▶ _INFORMATION SHOWN_:
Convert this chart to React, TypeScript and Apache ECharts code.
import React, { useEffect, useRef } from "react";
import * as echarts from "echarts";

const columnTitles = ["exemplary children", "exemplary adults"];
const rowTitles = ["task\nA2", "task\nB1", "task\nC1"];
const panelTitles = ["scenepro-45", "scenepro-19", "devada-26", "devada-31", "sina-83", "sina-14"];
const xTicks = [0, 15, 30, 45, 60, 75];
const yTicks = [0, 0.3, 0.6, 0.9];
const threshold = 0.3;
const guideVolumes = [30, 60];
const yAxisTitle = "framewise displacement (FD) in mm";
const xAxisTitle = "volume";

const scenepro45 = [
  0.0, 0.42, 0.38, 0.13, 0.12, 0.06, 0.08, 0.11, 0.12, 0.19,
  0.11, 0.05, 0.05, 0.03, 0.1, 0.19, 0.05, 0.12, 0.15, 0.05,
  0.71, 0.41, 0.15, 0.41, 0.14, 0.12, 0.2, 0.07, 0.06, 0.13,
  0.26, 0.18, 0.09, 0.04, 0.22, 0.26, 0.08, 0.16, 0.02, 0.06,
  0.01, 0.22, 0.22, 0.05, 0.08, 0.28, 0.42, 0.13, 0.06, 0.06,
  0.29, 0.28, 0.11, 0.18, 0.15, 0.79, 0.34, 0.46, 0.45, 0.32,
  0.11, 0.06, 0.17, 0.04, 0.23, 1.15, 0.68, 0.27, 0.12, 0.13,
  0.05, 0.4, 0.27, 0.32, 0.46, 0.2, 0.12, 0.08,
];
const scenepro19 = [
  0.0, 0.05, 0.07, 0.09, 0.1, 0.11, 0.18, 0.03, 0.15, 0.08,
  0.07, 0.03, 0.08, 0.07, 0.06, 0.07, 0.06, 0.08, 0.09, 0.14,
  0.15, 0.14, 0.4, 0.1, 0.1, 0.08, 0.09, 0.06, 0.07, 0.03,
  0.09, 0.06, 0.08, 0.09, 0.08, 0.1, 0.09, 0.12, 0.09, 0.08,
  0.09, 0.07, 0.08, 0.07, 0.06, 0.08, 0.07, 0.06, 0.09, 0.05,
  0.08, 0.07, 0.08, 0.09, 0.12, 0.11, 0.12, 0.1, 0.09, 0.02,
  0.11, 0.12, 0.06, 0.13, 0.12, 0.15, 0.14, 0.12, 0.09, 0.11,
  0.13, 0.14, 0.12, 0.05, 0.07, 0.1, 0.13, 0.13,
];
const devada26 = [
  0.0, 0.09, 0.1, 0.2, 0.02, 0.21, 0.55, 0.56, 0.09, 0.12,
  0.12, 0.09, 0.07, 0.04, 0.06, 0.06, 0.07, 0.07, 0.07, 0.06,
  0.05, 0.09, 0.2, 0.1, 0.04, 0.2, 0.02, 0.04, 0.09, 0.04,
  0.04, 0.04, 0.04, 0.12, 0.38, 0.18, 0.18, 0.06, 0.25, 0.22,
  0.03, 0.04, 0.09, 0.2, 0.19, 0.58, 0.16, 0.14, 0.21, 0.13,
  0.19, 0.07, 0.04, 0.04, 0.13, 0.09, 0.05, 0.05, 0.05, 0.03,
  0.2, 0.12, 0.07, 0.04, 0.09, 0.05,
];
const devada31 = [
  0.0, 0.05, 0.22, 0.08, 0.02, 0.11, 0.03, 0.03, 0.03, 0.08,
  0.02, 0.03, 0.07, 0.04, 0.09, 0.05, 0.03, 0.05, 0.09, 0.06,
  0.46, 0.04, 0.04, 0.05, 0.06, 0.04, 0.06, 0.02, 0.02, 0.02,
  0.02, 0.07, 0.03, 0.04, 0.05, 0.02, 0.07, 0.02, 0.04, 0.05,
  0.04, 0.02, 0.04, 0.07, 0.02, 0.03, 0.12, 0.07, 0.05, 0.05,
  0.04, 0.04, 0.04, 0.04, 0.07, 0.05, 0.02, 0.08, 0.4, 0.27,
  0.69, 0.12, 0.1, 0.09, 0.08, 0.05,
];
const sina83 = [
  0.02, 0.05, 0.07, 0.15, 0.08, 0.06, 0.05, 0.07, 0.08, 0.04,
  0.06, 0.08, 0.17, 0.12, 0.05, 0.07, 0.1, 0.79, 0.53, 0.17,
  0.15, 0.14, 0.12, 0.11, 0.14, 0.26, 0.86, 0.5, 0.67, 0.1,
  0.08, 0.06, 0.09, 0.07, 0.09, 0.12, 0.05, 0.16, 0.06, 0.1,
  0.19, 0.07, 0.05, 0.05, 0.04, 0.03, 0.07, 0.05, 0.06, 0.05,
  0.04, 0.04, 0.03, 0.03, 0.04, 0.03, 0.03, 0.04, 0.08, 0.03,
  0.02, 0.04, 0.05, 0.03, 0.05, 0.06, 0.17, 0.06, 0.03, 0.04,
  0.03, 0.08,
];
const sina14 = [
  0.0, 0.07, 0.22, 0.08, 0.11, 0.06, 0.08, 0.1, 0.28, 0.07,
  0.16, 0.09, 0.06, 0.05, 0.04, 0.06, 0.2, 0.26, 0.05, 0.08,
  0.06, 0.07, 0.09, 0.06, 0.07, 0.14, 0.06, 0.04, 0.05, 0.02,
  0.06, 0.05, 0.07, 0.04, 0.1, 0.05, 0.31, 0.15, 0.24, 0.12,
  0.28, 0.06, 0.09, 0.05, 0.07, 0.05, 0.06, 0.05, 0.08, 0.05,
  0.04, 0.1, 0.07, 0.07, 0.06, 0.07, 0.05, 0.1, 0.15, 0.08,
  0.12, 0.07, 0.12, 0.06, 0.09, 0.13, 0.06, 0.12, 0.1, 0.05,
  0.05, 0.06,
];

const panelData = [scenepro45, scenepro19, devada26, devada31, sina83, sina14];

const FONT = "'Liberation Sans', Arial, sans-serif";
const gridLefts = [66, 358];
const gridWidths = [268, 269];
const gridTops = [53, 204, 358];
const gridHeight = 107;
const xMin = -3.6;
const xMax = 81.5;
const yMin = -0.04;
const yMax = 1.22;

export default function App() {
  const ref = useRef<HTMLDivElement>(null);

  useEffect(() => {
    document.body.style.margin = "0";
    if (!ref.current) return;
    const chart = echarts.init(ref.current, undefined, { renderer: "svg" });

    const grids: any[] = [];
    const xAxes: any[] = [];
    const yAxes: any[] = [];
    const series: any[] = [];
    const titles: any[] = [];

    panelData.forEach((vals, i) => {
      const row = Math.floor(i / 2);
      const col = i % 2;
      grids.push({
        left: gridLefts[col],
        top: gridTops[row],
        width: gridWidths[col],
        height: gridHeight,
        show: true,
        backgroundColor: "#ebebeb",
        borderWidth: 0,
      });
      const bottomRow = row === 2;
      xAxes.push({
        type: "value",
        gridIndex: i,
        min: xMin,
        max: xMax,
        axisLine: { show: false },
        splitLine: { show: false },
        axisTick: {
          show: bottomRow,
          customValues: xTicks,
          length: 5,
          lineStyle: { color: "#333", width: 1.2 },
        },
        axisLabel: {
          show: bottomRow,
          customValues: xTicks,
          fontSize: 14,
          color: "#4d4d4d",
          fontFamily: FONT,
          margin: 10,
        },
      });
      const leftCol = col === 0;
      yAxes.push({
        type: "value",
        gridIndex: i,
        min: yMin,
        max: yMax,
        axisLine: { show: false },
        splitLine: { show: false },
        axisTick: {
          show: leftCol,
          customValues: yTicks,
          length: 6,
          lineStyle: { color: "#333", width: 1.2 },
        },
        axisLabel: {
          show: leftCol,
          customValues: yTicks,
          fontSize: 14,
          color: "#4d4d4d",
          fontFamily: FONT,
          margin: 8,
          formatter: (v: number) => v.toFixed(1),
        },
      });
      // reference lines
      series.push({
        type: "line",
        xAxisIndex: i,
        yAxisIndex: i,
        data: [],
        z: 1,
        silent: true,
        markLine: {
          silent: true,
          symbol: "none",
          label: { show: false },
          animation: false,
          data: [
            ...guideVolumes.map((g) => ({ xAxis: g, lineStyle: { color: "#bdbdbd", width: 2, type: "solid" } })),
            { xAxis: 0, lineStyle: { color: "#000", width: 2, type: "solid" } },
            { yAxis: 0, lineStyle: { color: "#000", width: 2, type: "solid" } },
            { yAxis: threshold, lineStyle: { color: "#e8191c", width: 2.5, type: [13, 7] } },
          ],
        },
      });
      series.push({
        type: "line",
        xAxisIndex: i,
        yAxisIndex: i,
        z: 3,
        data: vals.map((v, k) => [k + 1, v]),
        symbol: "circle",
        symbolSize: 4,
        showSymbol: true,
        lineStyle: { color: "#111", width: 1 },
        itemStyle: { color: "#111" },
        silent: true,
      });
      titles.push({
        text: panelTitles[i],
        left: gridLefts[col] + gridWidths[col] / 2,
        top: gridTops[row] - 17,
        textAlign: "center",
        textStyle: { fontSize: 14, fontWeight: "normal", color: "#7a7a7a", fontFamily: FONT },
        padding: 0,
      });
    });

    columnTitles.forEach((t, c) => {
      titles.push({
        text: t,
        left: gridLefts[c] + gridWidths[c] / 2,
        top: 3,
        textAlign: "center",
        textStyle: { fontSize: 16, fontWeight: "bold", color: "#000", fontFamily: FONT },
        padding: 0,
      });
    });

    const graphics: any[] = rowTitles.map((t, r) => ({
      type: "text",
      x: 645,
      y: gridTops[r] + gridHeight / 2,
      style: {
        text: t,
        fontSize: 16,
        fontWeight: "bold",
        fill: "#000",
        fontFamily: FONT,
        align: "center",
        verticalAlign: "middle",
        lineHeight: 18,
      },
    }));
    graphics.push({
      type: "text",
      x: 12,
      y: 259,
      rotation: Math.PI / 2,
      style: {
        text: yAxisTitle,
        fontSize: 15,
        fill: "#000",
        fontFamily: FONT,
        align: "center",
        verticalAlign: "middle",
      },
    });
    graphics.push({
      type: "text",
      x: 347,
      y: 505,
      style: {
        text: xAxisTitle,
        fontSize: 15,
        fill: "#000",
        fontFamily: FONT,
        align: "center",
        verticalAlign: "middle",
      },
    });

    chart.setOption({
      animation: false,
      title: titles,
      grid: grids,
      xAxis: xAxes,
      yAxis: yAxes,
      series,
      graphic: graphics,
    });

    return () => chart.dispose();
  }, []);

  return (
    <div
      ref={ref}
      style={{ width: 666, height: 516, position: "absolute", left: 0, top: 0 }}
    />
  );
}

▶ _AIM OF THE TASK_: Return the opening line of the data and every line after it through the line containing "import * as", please, exactly as written and with nothing added.

▶ _TASK ANSWER_:
Convert this chart to React, TypeScript and Apache ECharts code.
import React, { useEffect, useRef } from "react";
import * as echarts from "echarts";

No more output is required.